> **Goal of the exercise**
Each entry below should be written out exactly as it is, with no pictures.

> **Information supplied**

** Start **

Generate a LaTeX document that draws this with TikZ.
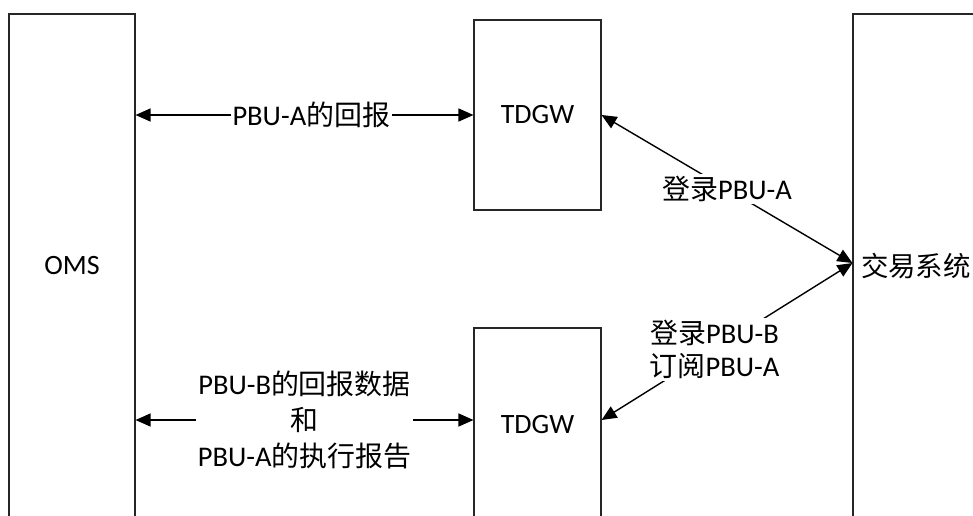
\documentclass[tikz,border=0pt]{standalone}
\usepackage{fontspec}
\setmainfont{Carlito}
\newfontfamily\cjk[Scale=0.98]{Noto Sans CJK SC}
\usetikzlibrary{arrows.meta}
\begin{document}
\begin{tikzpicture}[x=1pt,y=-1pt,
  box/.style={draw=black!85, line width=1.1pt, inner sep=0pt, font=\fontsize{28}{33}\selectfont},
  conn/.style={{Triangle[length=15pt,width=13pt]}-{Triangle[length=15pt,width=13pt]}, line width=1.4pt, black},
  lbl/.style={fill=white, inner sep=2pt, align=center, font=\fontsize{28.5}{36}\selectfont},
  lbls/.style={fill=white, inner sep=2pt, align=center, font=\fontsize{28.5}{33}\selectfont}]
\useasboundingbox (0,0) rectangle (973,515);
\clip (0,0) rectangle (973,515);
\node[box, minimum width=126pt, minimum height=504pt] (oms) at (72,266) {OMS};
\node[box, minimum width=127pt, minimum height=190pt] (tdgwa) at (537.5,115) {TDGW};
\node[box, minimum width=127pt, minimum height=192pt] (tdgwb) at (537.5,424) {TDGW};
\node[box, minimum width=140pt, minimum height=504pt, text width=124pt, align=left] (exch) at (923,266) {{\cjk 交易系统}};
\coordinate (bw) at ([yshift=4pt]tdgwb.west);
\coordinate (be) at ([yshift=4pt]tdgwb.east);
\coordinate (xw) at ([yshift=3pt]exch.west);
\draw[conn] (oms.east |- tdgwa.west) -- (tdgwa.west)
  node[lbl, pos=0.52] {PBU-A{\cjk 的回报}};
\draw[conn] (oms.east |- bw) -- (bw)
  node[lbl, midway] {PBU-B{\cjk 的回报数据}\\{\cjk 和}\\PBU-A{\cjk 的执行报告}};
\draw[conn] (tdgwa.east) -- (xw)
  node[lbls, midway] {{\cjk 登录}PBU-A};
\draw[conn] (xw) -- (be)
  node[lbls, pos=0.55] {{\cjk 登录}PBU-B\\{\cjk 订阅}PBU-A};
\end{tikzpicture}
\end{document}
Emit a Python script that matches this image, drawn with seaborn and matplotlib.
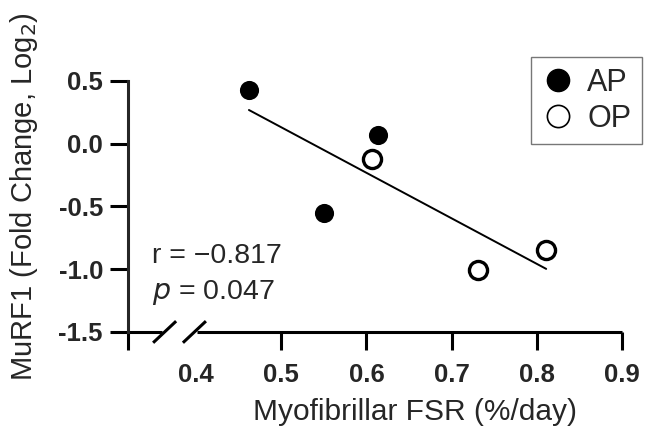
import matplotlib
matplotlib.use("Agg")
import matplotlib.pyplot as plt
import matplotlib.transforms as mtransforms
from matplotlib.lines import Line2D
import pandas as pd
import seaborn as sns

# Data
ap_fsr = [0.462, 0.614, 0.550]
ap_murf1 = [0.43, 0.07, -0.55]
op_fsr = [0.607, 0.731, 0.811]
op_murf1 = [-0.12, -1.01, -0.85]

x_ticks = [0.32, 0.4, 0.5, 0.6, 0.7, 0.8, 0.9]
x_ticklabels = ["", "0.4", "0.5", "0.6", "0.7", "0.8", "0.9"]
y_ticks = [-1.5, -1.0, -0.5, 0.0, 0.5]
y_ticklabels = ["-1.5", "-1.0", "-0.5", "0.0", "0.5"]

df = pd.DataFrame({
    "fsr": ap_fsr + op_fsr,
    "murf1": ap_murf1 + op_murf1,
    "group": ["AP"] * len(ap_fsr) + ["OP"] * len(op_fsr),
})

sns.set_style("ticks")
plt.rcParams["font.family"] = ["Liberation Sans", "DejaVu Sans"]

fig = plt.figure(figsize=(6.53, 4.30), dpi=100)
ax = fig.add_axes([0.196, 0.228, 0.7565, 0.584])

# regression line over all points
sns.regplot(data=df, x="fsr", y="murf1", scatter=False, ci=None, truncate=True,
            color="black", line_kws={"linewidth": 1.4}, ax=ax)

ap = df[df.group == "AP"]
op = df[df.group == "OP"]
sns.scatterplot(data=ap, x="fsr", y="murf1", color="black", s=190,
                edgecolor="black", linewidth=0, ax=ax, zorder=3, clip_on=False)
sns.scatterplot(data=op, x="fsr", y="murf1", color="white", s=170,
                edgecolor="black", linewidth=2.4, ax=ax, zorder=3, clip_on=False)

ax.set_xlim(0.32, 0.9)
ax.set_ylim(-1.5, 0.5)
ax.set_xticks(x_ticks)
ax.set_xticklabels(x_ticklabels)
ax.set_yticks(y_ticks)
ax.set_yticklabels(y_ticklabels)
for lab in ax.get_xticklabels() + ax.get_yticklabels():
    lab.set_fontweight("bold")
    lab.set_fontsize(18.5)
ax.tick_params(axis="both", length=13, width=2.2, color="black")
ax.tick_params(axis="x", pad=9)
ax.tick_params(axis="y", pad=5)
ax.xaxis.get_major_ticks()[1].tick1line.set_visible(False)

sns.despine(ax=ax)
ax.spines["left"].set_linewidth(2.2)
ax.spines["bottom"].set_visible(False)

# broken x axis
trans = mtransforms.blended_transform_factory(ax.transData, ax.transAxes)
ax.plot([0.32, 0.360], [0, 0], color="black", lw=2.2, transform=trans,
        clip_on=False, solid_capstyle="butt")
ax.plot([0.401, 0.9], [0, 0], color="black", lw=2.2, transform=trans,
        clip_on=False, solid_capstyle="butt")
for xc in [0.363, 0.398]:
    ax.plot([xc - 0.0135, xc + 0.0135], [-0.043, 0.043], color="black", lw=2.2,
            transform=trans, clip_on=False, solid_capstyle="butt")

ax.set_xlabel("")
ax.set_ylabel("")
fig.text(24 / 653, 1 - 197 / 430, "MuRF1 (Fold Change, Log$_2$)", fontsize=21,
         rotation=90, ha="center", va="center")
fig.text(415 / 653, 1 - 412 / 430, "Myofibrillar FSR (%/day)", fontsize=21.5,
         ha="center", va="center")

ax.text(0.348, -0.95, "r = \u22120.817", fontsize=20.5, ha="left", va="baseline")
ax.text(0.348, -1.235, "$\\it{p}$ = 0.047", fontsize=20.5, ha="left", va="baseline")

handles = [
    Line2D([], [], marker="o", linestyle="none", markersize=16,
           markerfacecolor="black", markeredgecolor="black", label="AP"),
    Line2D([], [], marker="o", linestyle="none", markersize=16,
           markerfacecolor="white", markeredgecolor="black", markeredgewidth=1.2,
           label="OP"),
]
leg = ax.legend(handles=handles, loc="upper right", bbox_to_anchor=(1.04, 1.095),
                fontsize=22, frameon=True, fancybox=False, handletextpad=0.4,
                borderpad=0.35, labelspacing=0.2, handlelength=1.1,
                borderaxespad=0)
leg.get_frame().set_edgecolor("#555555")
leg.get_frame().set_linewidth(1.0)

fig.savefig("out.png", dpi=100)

** End **

> **In response**
Generate a LaTeX document that draws this with TikZ.
\documentclass[tikz,border=0pt]{standalone}
\usepackage{fontspec}
\setmainfont{Carlito}
\newfontfamily\cjk[Scale=0.98]{Noto Sans CJK SC}
\usetikzlibrary{arrows.meta}
\begin{document}
\begin{tikzpicture}[x=1pt,y=-1pt,
  box/.style={draw=black!85, line width=1.1pt, inner sep=0pt, font=\fontsize{28}{33}\selectfont},
  conn/.style={{Triangle[length=15pt,width=13pt]}-{Triangle[length=15pt,width=13pt]}, line width=1.4pt, black},
  lbl/.style={fill=white, inner sep=2pt, align=center, font=\fontsize{28.5}{36}\selectfont},
  lbls/.style={fill=white, inner sep=2pt, align=center, font=\fontsize{28.5}{33}\selectfont}]
\useasboundingbox (0,0) rectangle (973,515);
\clip (0,0) rectangle (973,515);
\node[box, minimum width=126pt, minimum height=504pt] (oms) at (72,266) {OMS};
\node[box, minimum width=127pt, minimum height=190pt] (tdgwa) at (537.5,115) {TDGW};
\node[box, minimum width=127pt, minimum height=192pt] (tdgwb) at (537.5,424) {TDGW};
\node[box, minimum width=140pt, minimum height=504pt, text width=124pt, align=left] (exch) at (923,266) {{\cjk 交易系统}};
\coordinate (bw) at ([yshift=4pt]tdgwb.west);
\coordinate (be) at ([yshift=4pt]tdgwb.east);
\coordinate (xw) at ([yshift=3pt]exch.west);
\draw[conn] (oms.east |- tdgwa.west) -- (tdgwa.west)
  node[lbl, pos=0.52] {PBU-A{\cjk 的回报}};
\draw[conn] (oms.east |- bw) -- (bw)
  node[lbl, midway] {PBU-B{\cjk 的回报数据}\\{\cjk 和}\\PBU-A{\cjk 的执行报告}};
\draw[conn] (tdgwa.east) -- (xw)
  node[lbls, midway] {{\cjk 登录}PBU-A};
\draw[conn] (xw) -- (be)
  node[lbls, pos=0.55] {{\cjk 登录}PBU-B\\{\cjk 订阅}PBU-A};
\end{tikzpicture}
\end{document}
Emit a Python script that matches this image, drawn with seaborn and matplotlib.
import matplotlib
matplotlib.use("Agg")
import matplotlib.pyplot as plt
import matplotlib.transforms as mtransforms
from matplotlib.lines import Line2D
import pandas as pd
import seaborn as sns

# Data
ap_fsr = [0.462, 0.614, 0.550]
ap_murf1 = [0.43, 0.07, -0.55]
op_fsr = [0.607, 0.731, 0.811]
op_murf1 = [-0.12, -1.01, -0.85]

x_ticks = [0.32, 0.4, 0.5, 0.6, 0.7, 0.8, 0.9]
x_ticklabels = ["", "0.4", "0.5", "0.6", "0.7", "0.8", "0.9"]
y_ticks = [-1.5, -1.0, -0.5, 0.0, 0.5]
y_ticklabels = ["-1.5", "-1.0", "-0.5", "0.0", "0.5"]

df = pd.DataFrame({
    "fsr": ap_fsr + op_fsr,
    "murf1": ap_murf1 + op_murf1,
    "group": ["AP"] * len(ap_fsr) + ["OP"] * len(op_fsr),
})

sns.set_style("ticks")
plt.rcParams["font.family"] = ["Liberation Sans", "DejaVu Sans"]

fig = plt.figure(figsize=(6.53, 4.30), dpi=100)
ax = fig.add_axes([0.196, 0.228, 0.7565, 0.584])

# regression line over all points
sns.regplot(data=df, x="fsr", y="murf1", scatter=False, ci=None, truncate=True,
            color="black", line_kws={"linewidth": 1.4}, ax=ax)

ap = df[df.group == "AP"]
op = df[df.group == "OP"]
sns.scatterplot(data=ap, x="fsr", y="murf1", color="black", s=190,
                edgecolor="black", linewidth=0, ax=ax, zorder=3, clip_on=False)
sns.scatterplot(data=op, x="fsr", y="murf1", color="white", s=170,
                edgecolor="black", linewidth=2.4, ax=ax, zorder=3, clip_on=False)

ax.set_xlim(0.32, 0.9)
ax.set_ylim(-1.5, 0.5)
ax.set_xticks(x_ticks)
ax.set_xticklabels(x_ticklabels)
ax.set_yticks(y_ticks)
ax.set_yticklabels(y_ticklabels)
for lab in ax.get_xticklabels() + ax.get_yticklabels():
    lab.set_fontweight("bold")
    lab.set_fontsize(18.5)
ax.tick_params(axis="both", length=13, width=2.2, color="black")
ax.tick_params(axis="x", pad=9)
ax.tick_params(axis="y", pad=5)
ax.xaxis.get_major_ticks()[1].tick1line.set_visible(False)

sns.despine(ax=ax)
ax.spines["left"].set_linewidth(2.2)
ax.spines["bottom"].set_visible(False)

# broken x axis
trans = mtransforms.blended_transform_factory(ax.transData, ax.transAxes)
ax.plot([0.32, 0.360], [0, 0], color="black", lw=2.2, transform=trans,
        clip_on=False, solid_capstyle="butt")
ax.plot([0.401, 0.9], [0, 0], color="black", lw=2.2, transform=trans,
        clip_on=False, solid_capstyle="butt")
for xc in [0.363, 0.398]:
    ax.plot([xc - 0.0135, xc + 0.0135], [-0.043, 0.043], color="black", lw=2.2,
            transform=trans, clip_on=False, solid_capstyle="butt")

ax.set_xlabel("")
ax.set_ylabel("")
fig.text(24 / 653, 1 - 197 / 430, "MuRF1 (Fold Change, Log$_2$)", fontsize=21,
         rotation=90, ha="center", va="center")
fig.text(415 / 653, 1 - 412 / 430, "Myofibrillar FSR (%/day)", fontsize=21.5,
         ha="center", va="center")

ax.text(0.348, -0.95, "r = \u22120.817", fontsize=20.5, ha="left", va="baseline")
ax.text(0.348, -1.235, "$\\it{p}$ = 0.047", fontsize=20.5, ha="left", va="baseline")

handles = [
    Line2D([], [], marker="o", linestyle="none", markersize=16,
           markerfacecolor="black", markeredgecolor="black", label="AP"),
    Line2D([], [], marker="o", linestyle="none", markersize=16,
           markerfacecolor="white", markeredgecolor="black", markeredgewidth=1.2,
           label="OP"),
]
leg = ax.legend(handles=handles, loc="upper right", bbox_to_anchor=(1.04, 1.095),
                fontsize=22, frameon=True, fancybox=False, handletextpad=0.4,
                borderpad=0.35, labelspacing=0.2, handlelength=1.1,
                borderaxespad=0)
leg.get_frame().set_edgecolor("#555555")
leg.get_frame().set_linewidth(1.0)

fig.savefig("out.png", dpi=100)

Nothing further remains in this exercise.